**Problem details**
Print exactly the lines running from the one that holds "Write the matplotlib code for this chart." through the one that holds "year_labels = ['2015', '2016', '2017', '2018']", please, and leave the pictures out.

## START Data to use

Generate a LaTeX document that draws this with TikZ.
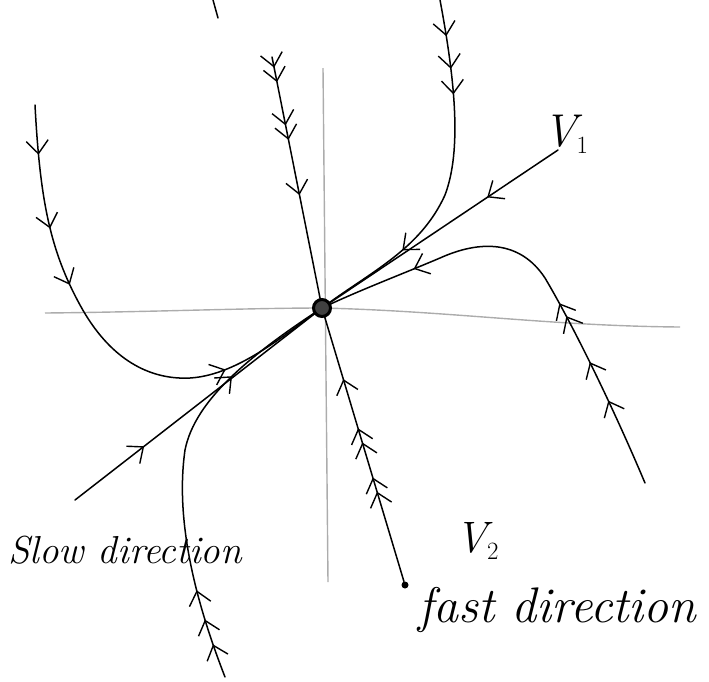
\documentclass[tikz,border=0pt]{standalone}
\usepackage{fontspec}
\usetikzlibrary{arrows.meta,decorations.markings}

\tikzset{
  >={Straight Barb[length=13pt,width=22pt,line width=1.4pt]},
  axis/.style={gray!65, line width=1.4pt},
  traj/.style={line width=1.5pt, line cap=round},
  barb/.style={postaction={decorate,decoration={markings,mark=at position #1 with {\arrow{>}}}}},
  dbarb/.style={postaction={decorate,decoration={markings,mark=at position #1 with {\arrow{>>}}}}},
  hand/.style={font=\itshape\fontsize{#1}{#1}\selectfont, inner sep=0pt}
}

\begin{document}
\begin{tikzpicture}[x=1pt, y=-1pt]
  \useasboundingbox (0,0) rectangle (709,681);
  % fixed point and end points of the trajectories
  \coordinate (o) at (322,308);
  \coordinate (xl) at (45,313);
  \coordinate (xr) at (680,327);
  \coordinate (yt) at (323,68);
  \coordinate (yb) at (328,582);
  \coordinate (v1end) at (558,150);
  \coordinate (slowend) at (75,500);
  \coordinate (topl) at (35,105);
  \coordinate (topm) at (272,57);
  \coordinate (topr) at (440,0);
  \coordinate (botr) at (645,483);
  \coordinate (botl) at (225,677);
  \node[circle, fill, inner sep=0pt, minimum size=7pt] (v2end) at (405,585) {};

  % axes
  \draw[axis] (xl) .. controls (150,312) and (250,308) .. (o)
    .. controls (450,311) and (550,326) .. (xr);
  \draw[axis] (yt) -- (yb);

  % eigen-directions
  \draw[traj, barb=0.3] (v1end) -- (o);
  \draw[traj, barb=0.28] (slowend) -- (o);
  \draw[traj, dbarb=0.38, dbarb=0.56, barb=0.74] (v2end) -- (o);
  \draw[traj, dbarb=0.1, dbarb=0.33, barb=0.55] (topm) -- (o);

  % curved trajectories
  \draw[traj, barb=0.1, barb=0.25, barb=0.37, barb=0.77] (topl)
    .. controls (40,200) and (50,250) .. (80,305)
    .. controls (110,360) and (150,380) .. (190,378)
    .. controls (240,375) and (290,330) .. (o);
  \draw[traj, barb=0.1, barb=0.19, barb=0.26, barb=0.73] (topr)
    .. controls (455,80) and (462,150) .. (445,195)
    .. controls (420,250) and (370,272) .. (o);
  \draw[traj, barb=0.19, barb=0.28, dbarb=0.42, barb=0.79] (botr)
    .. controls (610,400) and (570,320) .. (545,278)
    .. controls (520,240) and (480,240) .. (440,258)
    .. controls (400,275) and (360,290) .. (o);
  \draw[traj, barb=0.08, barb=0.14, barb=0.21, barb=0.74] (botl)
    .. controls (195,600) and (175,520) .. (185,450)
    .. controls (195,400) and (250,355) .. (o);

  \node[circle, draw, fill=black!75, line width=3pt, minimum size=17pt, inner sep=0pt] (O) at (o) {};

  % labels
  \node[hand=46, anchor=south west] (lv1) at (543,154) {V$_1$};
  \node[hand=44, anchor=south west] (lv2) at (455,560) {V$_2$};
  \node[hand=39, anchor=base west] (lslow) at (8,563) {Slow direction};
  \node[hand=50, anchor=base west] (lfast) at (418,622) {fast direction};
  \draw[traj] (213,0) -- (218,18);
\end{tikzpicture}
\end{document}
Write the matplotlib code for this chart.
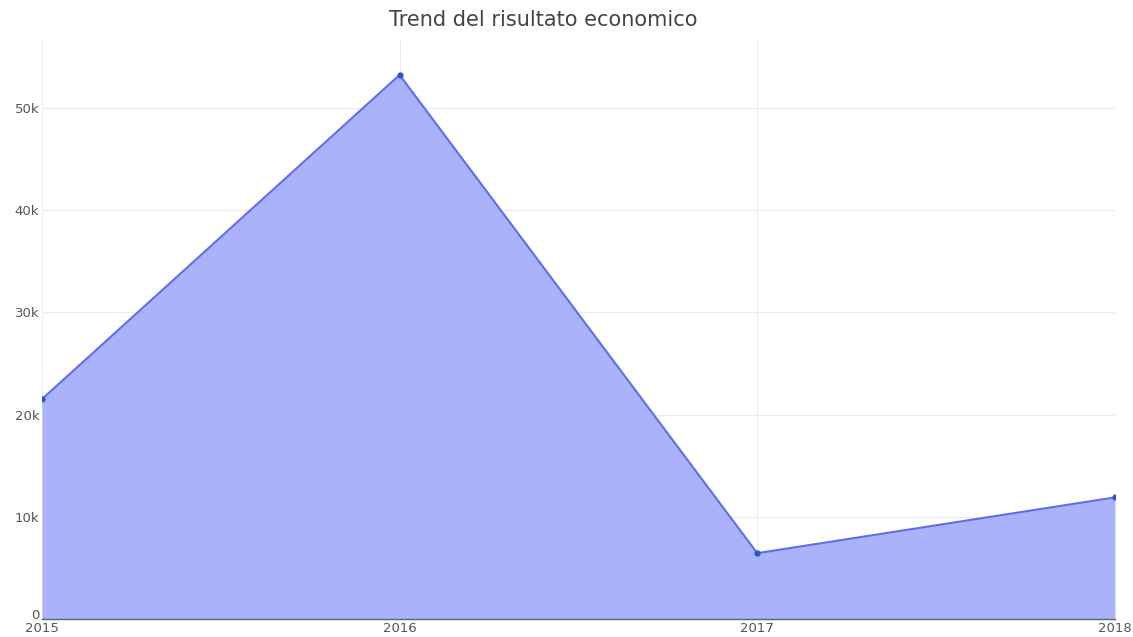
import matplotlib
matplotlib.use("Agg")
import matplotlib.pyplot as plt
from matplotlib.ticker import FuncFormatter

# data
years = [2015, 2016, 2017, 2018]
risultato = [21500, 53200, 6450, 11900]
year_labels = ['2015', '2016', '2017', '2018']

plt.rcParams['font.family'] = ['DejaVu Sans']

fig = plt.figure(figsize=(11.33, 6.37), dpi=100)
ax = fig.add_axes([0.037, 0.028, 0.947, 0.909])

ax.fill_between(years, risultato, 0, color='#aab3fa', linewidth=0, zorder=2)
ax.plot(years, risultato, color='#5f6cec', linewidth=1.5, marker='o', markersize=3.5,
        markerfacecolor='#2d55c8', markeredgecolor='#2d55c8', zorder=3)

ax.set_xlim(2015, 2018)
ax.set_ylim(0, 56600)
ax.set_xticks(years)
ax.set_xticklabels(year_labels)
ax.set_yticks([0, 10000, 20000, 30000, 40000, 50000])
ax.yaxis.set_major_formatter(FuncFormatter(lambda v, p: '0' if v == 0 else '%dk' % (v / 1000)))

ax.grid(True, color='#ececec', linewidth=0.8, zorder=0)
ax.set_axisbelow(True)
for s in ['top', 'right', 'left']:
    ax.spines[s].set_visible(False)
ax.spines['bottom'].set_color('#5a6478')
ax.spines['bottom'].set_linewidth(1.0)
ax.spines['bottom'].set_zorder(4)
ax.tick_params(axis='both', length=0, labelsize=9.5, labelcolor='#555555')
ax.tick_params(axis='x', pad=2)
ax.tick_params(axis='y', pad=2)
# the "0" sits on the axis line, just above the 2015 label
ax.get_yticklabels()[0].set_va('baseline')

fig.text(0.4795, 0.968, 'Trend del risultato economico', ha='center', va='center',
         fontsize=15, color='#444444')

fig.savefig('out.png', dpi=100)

## END Data to use

**Written solution**
Write the matplotlib code for this chart.
import matplotlib
matplotlib.use("Agg")
import matplotlib.pyplot as plt
from matplotlib.ticker import FuncFormatter

# data
years = [2015, 2016, 2017, 2018]
risultato = [21500, 53200, 6450, 11900]
year_labels = ['2015', '2016', '2017', '2018']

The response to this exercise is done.